[Written task]: Output the first line of the listing and each line after it, up to and including the line that contains "const HOUR_START = -59;", exactly as written, minus the pictures.

[Collected data]:

%%

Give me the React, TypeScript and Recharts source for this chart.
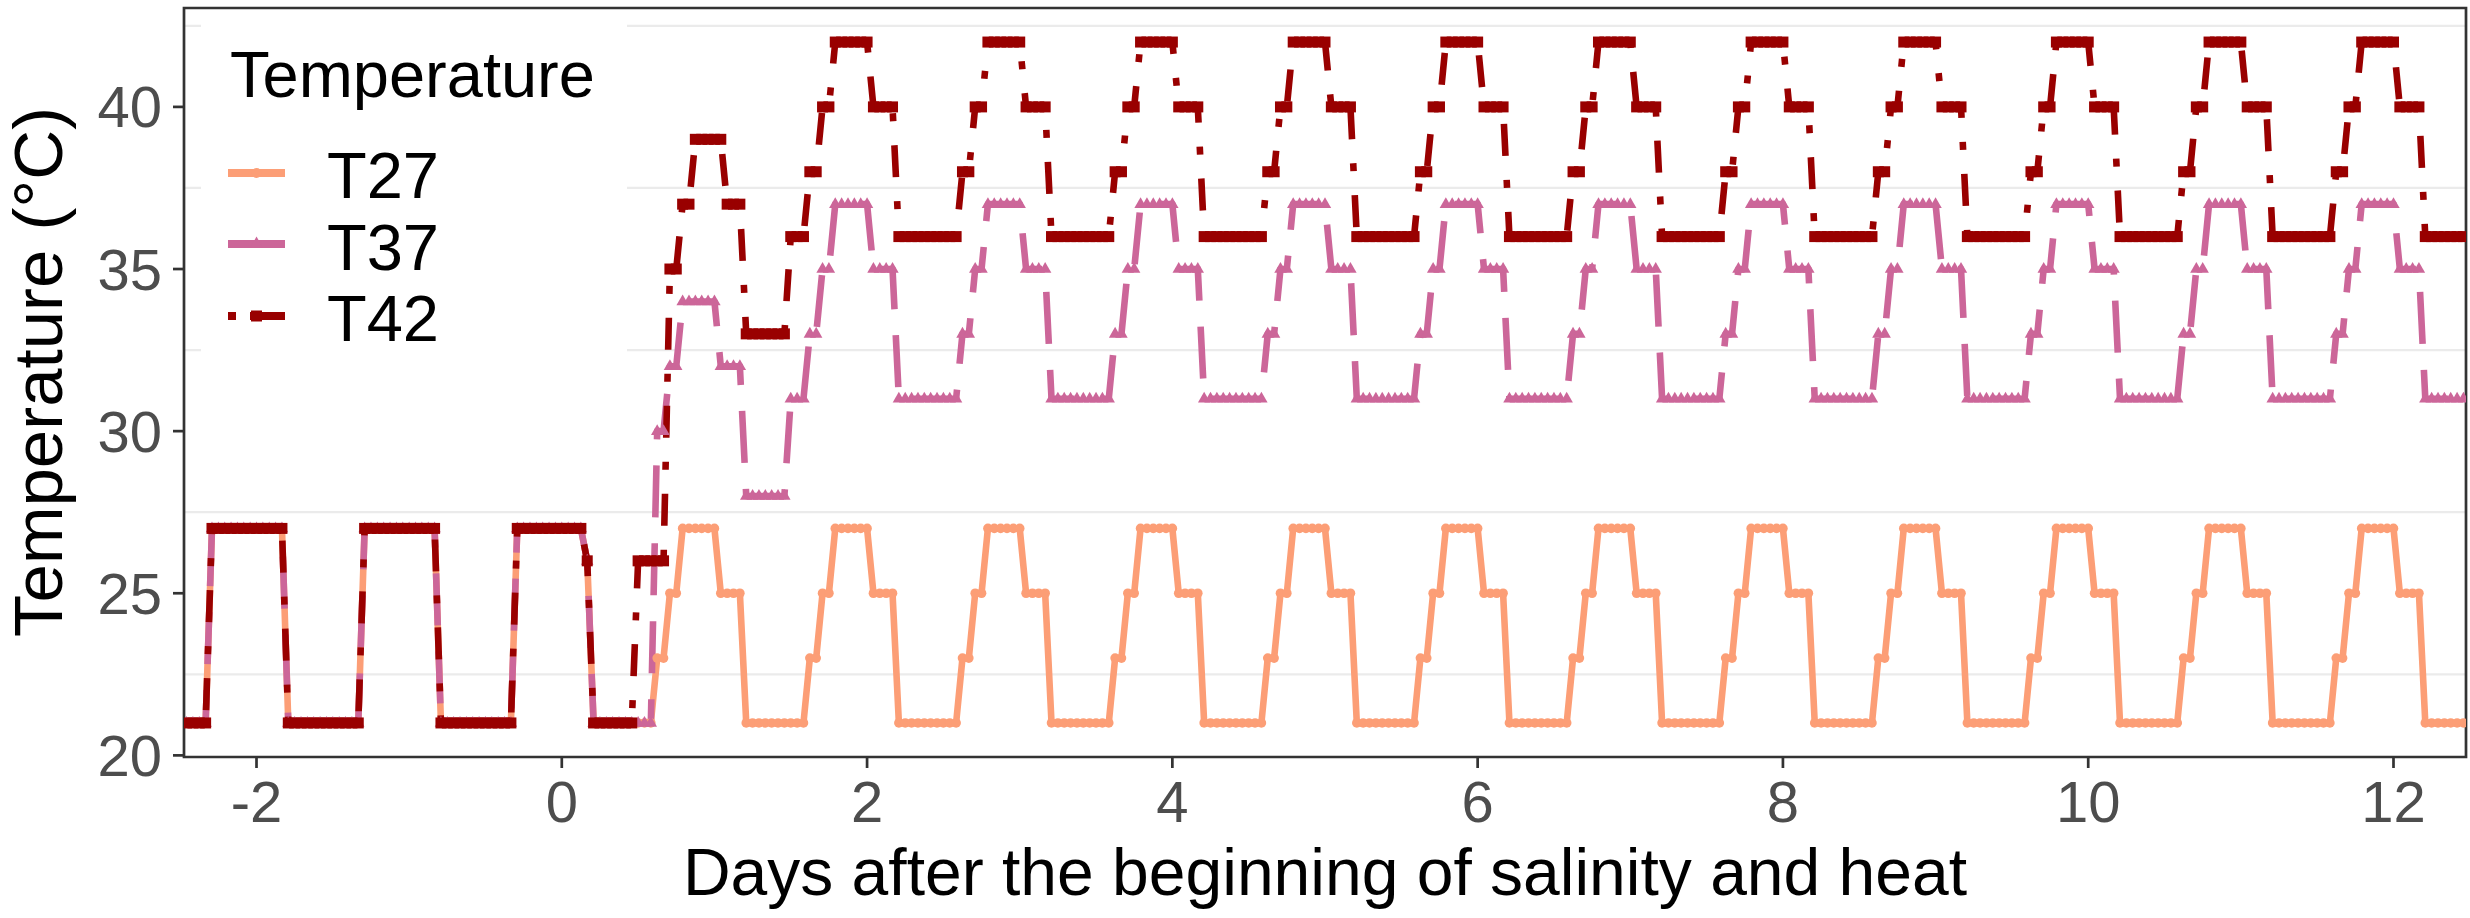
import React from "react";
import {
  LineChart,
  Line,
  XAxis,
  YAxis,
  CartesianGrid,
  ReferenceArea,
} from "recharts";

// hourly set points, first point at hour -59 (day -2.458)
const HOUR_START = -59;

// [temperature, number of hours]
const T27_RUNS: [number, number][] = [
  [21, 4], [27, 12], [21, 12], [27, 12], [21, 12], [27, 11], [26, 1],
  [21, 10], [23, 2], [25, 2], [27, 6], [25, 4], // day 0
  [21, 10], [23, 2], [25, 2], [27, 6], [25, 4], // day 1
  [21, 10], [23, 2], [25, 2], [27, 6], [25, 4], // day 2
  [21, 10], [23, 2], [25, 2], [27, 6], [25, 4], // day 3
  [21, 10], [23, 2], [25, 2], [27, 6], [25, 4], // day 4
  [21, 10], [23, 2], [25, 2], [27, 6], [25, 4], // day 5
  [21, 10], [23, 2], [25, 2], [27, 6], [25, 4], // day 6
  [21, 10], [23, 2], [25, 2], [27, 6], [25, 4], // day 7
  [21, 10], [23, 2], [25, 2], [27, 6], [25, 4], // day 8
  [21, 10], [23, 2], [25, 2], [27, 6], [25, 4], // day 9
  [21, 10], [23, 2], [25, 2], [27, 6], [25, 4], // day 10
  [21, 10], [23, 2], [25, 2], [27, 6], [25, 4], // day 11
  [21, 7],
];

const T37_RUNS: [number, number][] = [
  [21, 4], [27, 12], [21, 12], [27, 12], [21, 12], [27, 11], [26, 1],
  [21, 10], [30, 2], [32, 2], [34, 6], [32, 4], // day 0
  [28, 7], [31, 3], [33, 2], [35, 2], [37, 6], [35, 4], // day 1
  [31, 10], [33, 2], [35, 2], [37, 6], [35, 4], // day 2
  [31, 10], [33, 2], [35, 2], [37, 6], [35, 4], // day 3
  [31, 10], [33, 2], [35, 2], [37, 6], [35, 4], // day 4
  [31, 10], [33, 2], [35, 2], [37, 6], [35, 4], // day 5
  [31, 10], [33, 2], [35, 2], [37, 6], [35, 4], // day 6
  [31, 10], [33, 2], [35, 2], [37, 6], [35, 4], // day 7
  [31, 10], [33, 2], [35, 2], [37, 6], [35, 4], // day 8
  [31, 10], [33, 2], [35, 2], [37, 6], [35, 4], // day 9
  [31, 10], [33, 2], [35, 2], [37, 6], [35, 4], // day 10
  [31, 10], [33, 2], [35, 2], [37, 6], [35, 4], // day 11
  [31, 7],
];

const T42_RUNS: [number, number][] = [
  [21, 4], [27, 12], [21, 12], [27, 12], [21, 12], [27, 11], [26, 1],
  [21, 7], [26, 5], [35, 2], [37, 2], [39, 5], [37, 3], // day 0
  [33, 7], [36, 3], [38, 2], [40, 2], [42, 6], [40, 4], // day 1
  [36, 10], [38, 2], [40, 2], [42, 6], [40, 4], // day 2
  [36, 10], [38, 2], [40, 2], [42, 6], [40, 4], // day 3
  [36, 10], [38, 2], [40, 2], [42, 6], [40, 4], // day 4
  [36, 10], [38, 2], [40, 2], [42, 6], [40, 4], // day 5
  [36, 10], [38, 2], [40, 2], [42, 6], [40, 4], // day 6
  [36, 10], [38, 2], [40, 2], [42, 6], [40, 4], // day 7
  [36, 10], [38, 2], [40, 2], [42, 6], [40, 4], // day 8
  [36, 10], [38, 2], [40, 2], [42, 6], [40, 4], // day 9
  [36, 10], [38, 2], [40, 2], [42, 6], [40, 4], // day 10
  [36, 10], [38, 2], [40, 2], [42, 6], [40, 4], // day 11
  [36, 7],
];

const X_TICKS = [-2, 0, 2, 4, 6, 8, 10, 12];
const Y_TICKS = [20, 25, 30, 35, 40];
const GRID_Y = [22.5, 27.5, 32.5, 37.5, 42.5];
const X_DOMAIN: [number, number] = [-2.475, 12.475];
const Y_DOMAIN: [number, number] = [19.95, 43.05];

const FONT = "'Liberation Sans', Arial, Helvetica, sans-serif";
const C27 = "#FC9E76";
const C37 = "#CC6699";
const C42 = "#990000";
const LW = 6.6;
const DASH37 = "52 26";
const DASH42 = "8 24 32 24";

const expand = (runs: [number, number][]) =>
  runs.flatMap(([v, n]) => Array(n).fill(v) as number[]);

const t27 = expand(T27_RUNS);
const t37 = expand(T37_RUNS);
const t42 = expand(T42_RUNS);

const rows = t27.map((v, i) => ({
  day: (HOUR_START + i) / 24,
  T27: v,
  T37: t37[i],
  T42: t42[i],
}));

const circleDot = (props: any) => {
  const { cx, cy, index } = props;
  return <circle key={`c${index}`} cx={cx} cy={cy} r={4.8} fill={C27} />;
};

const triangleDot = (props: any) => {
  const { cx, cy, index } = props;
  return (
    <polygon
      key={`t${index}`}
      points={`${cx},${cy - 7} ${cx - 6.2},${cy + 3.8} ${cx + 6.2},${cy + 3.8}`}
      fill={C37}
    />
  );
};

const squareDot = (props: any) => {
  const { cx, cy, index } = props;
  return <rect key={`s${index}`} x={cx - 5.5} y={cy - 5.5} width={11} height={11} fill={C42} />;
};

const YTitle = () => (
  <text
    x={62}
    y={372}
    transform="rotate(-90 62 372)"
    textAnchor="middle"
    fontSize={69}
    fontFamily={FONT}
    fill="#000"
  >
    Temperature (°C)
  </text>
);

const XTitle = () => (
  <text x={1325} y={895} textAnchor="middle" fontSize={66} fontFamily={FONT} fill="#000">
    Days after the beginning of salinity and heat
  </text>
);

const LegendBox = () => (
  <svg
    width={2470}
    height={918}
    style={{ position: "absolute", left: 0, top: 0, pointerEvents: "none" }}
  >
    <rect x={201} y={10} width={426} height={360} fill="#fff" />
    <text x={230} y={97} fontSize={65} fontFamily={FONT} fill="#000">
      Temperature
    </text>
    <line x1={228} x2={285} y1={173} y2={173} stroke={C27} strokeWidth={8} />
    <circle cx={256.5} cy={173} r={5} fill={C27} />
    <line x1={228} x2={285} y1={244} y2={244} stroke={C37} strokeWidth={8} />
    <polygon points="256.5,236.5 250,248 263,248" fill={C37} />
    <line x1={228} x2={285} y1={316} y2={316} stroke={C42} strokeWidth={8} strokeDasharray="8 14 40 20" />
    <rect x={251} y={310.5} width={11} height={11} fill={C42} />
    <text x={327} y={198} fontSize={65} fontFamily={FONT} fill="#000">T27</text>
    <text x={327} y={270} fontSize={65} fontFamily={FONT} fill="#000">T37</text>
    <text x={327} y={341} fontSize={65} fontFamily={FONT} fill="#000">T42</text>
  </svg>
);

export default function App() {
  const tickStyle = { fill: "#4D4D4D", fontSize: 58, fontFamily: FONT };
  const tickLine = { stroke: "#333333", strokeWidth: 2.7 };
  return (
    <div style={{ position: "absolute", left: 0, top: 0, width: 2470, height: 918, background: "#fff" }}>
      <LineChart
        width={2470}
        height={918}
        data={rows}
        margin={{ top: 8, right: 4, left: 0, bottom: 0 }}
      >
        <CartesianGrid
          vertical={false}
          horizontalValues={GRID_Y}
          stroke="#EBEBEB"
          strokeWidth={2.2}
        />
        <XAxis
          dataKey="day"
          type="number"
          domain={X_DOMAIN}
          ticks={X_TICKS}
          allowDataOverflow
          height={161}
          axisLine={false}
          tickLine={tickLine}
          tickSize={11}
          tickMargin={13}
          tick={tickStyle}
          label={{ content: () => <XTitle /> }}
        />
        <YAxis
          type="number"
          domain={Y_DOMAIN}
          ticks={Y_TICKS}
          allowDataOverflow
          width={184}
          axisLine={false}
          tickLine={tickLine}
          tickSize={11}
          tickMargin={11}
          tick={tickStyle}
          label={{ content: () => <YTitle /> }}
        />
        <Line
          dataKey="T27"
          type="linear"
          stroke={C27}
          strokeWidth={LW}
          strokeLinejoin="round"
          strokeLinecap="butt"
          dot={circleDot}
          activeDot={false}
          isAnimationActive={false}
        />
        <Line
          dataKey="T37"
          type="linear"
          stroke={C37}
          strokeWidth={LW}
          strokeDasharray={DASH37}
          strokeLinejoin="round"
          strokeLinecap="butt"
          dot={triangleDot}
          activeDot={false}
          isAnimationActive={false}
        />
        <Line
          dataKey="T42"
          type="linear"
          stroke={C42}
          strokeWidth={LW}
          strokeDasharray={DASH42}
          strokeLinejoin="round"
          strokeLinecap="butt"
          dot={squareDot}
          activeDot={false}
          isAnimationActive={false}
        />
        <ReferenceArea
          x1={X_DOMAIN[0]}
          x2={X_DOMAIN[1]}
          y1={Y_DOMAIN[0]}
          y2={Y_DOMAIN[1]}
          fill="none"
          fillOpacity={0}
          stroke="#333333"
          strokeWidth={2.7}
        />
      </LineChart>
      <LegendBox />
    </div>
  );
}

%%

[Response for this exercise]:
Give me the React, TypeScript and Recharts source for this chart.
import React from "react";
import {
  LineChart,
  Line,
  XAxis,
  YAxis,
  CartesianGrid,
  ReferenceArea,
} from "recharts";

// hourly set points, first point at hour -59 (day -2.458)
const HOUR_START = -59;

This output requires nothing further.